Recovery of underpayments.

(a) The Act, in section 3(a) provides that any violation of any of the contract stipulations required by section 2(a) (1) or (2) or of section 2(b) of this Act shall render the party responsible therefor liable for a sum equal to the amount of any deductions, rebates, refunds, or underpayments of compensation due to any employee engaged in the performance of such contract. So much of the accrued payment due on the contract or any other contract between the same contractor and the Federal Government may be withheld as is necessary to pay such employees. Such withheld sums shall be held in a deposit fund. On order of the Secretary, any compensation which the head of the Federal agency or the Secretary has found to be due pursuant to this Act shall be paid directly to the underpaid employees from any accrued payments withheld under this Act.

(b) The Act, in section 5(b), provides that, if the accrued payments withheld under the terms of the contract are insufficient to reimburse all service employees with respect to whom there has been a failure to pay the compensation required pursuant to this Act, the United States may bring action against the contractor, subcontractor, or any sureties in any court of competent jurisdiction to recover the remaining amount of underpayments. Any sums thus recovered by the United States shall be held in the deposit fund and shall be paid, on the order of the Secretary, directly to the underpaid employee or employees.
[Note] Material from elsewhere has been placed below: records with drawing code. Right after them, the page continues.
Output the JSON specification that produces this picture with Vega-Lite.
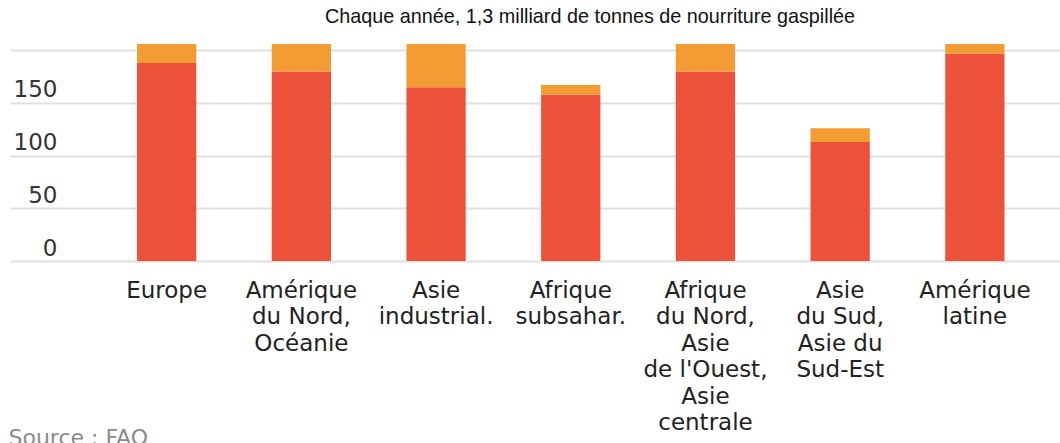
{
  "$schema": "https://vega.github.io/schema/vega-lite/v6.json",
  "width": 1050,
  "height": 217,
  "autosize": {"type": "none"},
  "padding": {"left": 10, "top": 44, "right": 0, "bottom": 182},
  "background": "white",
  "title": {
    "text": "Chaque année, 1,3 milliard de tonnes de nourriture gaspillée",
    "font": "Liberation Sans",
    "fontSize": 19.8,
    "fontWeight": "normal",
    "color": "#111111",
    "anchor": "middle",
    "frame": "group",
    "dx": 55,
    "offset": 1,
    "baseline": "alphabetic"
  },
  "data": {
    "values": [
      {"region": "Europe", "type": "Production et distribution", "ordre": 1, "kg": 188},
      {"region": "Europe", "type": "Consommateurs", "ordre": 2, "kg": 92},
      {"region": "Amérique|du Nord,|Océanie", "type": "Production et distribution", "ordre": 1, "kg": 180},
      {"region": "Amérique|du Nord,|Océanie", "type": "Consommateurs", "ordre": 2, "kg": 115},
      {"region": "Asie|industrial.", "type": "Production et distribution", "ordre": 1, "kg": 165},
      {"region": "Asie|industrial.", "type": "Consommateurs", "ordre": 2, "kg": 75},
      {"region": "Afrique|subsahar.", "type": "Production et distribution", "ordre": 1, "kg": 158},
      {"region": "Afrique|subsahar.", "type": "Consommateurs", "ordre": 2, "kg": 9},
      {"region": "Afrique|du Nord,|Asie|de l'Ouest,|Asie|centrale", "type": "Production et distribution", "ordre": 1, "kg": 180},
      {"region": "Afrique|du Nord,|Asie|de l'Ouest,|Asie|centrale", "type": "Consommateurs", "ordre": 2, "kg": 35},
      {"region": "Asie|du Sud,|Asie du|Sud-Est", "type": "Production et distribution", "ordre": 1, "kg": 113},
      {"region": "Asie|du Sud,|Asie du|Sud-Est", "type": "Consommateurs", "ordre": 2, "kg": 13},
      {"region": "Amérique|latine", "type": "Production et distribution", "ordre": 1, "kg": 197},
      {"region": "Amérique|latine", "type": "Consommateurs", "ordre": 2, "kg": 28}
    ]
  },
  "mark": {"type": "bar", "clip": true},
  "encoding": {
    "x": {
      "field": "region",
      "type": "nominal",
      "sort": null,
      "scale": {"paddingInner": 0.56, "paddingOuter": 0.6775, "align": 0.696},
      "axis": {
        "title": "Source : FAO",
        "titleFont": "DejaVu Sans",
        "titleFontSize": 22,
        "titleFontWeight": "normal",
        "titleColor": "#8a8a8a",
        "titleAnchor": "start",
        "titleAlign": "left",
        "titleBaseline": "alphabetic",
        "titleX": -2,
        "titleY": 183,
        "labelExpr": "split(datum.label, '|')",
        "labelAngle": 0,
        "labelFont": "DejaVu Sans",
        "labelFontSize": 23,
        "labelLineHeight": 26.5,
        "labelColor": "#222222",
        "labelPadding": 18,
        "labelLimit": 300,
        "labelBound": false,
        "labelOverlap": false,
        "domain": false,
        "ticks": false,
        "grid": false
      }
    },
    "y": {
      "field": "kg",
      "type": "quantitative",
      "stack": "zero",
      "scale": {"domain": [0, 206], "nice": false, "zero": true},
      "axis": {
        "title": null,
        "values": [0, 50, 100, 150, 200],
        "labelExpr": "datum.value == 200 ? '' : datum.label",
        "labelFont": "DejaVu Sans",
        "labelFontSize": 23,
        "labelColor": "#333333",
        "labelAlign": "right",
        "labelBaseline": "alphabetic",
        "labelPadding": -47,
        "labelOffset": -6,
        "labelBound": false,
        "labelFlush": false,
        "domain": false,
        "ticks": false,
        "grid": true,
        "gridColor": "#e0e0e0",
        "gridWidth": 2
      }
    },
    "color": {
      "field": "type",
      "type": "nominal",
      "scale": {"domain": ["Production et distribution", "Consommateurs"], "range": ["#ED513A", "#F29C33"]},
      "legend": null
    },
    "order": {"field": "ordre", "type": "quantitative"}
  },
  "config": {"view": {"stroke": null}}
}
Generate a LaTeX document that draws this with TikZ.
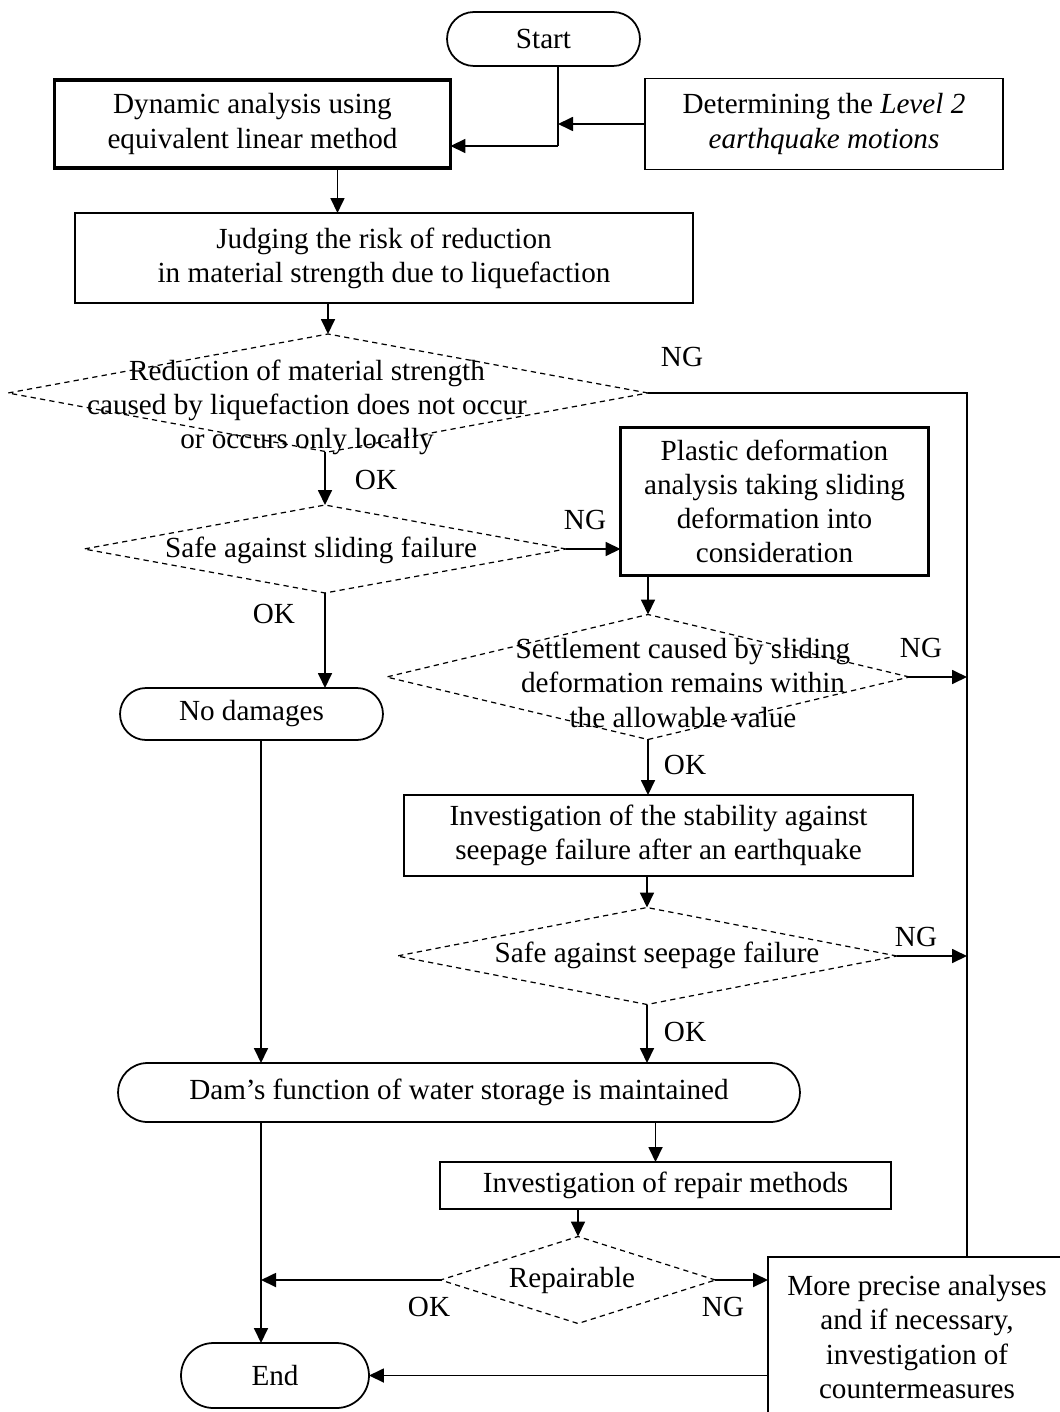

Any sum not paid to an employee because of inability to do so within 3 years shall be covered into the Treasury of the United States as miscellaneous receipts.

§ 4.188 Ineligibility for further contracts when violations occur.

Section 5 of the Act directs the Comptroller General to distribute a list to all agencies of the Government giving the names of persons or firms that the Federal agencies or the Secretary have found violated this Act. Unless the Secretary otherwise recommends, no contract of the United States shall be awarded to

the persons or firms appearing on this list or to any firm, corporation, partnership, or association in which such persons or firms have a substantial interest until 3 years have elapsed from the date of publication of the list containing the name of such persons or firms. This prohibition against the award of a contract to an ineligible contractor applies to him in the capacity of either a prime contractor or a subcontractor.

§ 4.189

Administrative proceedings relating to enforcement of labor standards.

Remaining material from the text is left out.